◆ DESCRIPTION OF THE TASK:
Can you set down, exactly as they appear below, the lines from the opening of the material through the one bearing "ax.axis('off')", minus the pictures?

+++

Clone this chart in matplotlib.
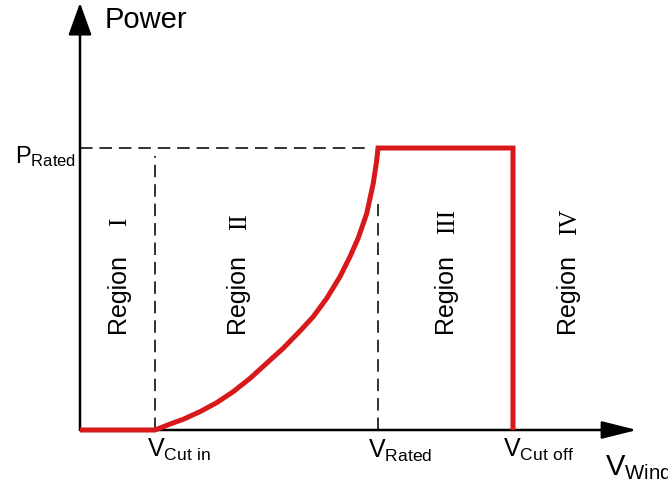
import matplotlib
matplotlib.use("Agg")
import matplotlib.pyplot as plt

plt.rcParams['font.family'] = ['Liberation Sans', 'DejaVu Sans']
plt.rcParams['mathtext.fontset'] = 'custom'
plt.rcParams['mathtext.rm'] = 'Liberation Sans'
plt.rcParams['lines.scale_dashes'] = False

# characteristic wind speeds (schematic units) and rated power
v_cut_in = 3.0
v_rated = 11.92
v_cut_off = 17.32
p_rated = 1.0

# power curve (wind speed, power)
curve_v = [0.0, 3.0, 3.6, 4.13, 4.8, 5.47, 6.13, 6.8, 7.47, 8.13, 8.8, 9.33, 9.87,
           10.4, 10.8, 11.13, 11.47, 11.73, 11.87, 11.92, 17.32, 17.32]
curve_p = [0.0, 0.0, 0.021, 0.038, 0.065, 0.097, 0.136, 0.183, 0.237, 0.29, 0.351, 0.402, 0.467,
           0.544, 0.615, 0.681, 0.768, 0.875, 0.957, 1.0, 1.0, 0.0]

region_names = ['I', 'II', 'III', 'IV']
region_x = [1.5, 6.28, 14.6, 19.48]

red = '#d7191c'

fig = plt.figure(figsize=(6.68, 4.86), dpi=100)
ax = fig.add_axes([0, 0, 1, 1])
ax.set_xlim(-3.2, 23.52)
ax.set_ylim(-0.1986, 1.525)
ax.axis('off')

# axes with arrows
ax.annotate('', xy=(0, 1.515), xytext=(0, 0),
            arrowprops=dict(arrowstyle='-|>,head_length=1.0,head_width=0.36', mutation_scale=20,
                            lw=1.8, color='black', shrinkA=0, shrinkB=0))
ax.annotate('', xy=(22.28, 0), xytext=(0, 0),
            arrowprops=dict(arrowstyle='-|>,head_length=1.08,head_width=0.27', mutation_scale=20,
                            lw=1.8, color='black', shrinkA=0, shrinkB=0))

# dashed guides
ax.plot([0, v_rated - 0.3], [p_rated, p_rated], color='#222222', lw=1.3, dashes=(9, 5))
ax.plot([v_cut_in, v_cut_in], [0, p_rated - 0.03], color='#222222', lw=1.3, dashes=(9, 5))
ax.plot([v_rated, v_rated], [0, 0.8], color='#222222', lw=1.3, dashes=(9, 5))

# power curve
ax.plot(curve_v, curve_p, color=red, lw=3.6, solid_joinstyle='miter', solid_capstyle='butt',
        zorder=5)

# labels
ax.text(1.0, 1.454, 'Power', fontsize=21, va='center', ha='left')
ax.annotate(r'$\mathregular{P_{Rated}}$', xy=(0, p_rated), xytext=(-65, -15),
            textcoords='offset pixels', fontsize=17, va='baseline', ha='left')
ax.annotate(r'$\mathregular{V_{Cut\ in}}$', xy=(v_cut_in, 0), xytext=(-8, -27),
            textcoords='offset pixels', fontsize=18, va='baseline', ha='left')
ax.annotate(r'$\mathregular{V_{Rated}}$', xy=(v_rated, 0), xytext=(-10, -28),
            textcoords='offset pixels', fontsize=18, va='baseline', ha='left')
ax.annotate(r'$\mathregular{V_{Cut\ off}}$', xy=(v_cut_off, 0), xytext=(-10, -27),
            textcoords='offset pixels', fontsize=18, va='baseline', ha='left')
ax.annotate(r'$\mathregular{V_{Wind}}$', xy=(22.28, 0), xytext=(-32, -45),
            textcoords='offset pixels', fontsize=21, va='baseline', ha='left')

for name, x in zip(region_names, region_x):
    ax.text(x, 0.344, 'Region', fontsize=18, rotation=90, ha='center', va='bottom')
    ax.text(x + 0.12, 0.738, name, fontsize=18, rotation=90, ha='center', va='center',
            family='Liberation Serif')

fig.savefig('out.png', dpi=100)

+++

◆ PROBLEM SOLUTION:
Clone this chart in matplotlib.
import matplotlib
matplotlib.use("Agg")
import matplotlib.pyplot as plt

plt.rcParams['font.family'] = ['Liberation Sans', 'DejaVu Sans']
plt.rcParams['mathtext.fontset'] = 'custom'
plt.rcParams['mathtext.rm'] = 'Liberation Sans'
plt.rcParams['lines.scale_dashes'] = False

# characteristic wind speeds (schematic units) and rated power
v_cut_in = 3.0
v_rated = 11.92
v_cut_off = 17.32
p_rated = 1.0

# power curve (wind speed, power)
curve_v = [0.0, 3.0, 3.6, 4.13, 4.8, 5.47, 6.13, 6.8, 7.47, 8.13, 8.8, 9.33, 9.87,
           10.4, 10.8, 11.13, 11.47, 11.73, 11.87, 11.92, 17.32, 17.32]
curve_p = [0.0, 0.0, 0.021, 0.038, 0.065, 0.097, 0.136, 0.183, 0.237, 0.29, 0.351, 0.402, 0.467,
           0.544, 0.615, 0.681, 0.768, 0.875, 0.957, 1.0, 1.0, 0.0]

region_names = ['I', 'II', 'III', 'IV']
region_x = [1.5, 6.28, 14.6, 19.48]

red = '#d7191c'

fig = plt.figure(figsize=(6.68, 4.86), dpi=100)
ax = fig.add_axes([0, 0, 1, 1])
ax.set_xlim(-3.2, 23.52)
ax.set_ylim(-0.1986, 1.525)
ax.axis('off')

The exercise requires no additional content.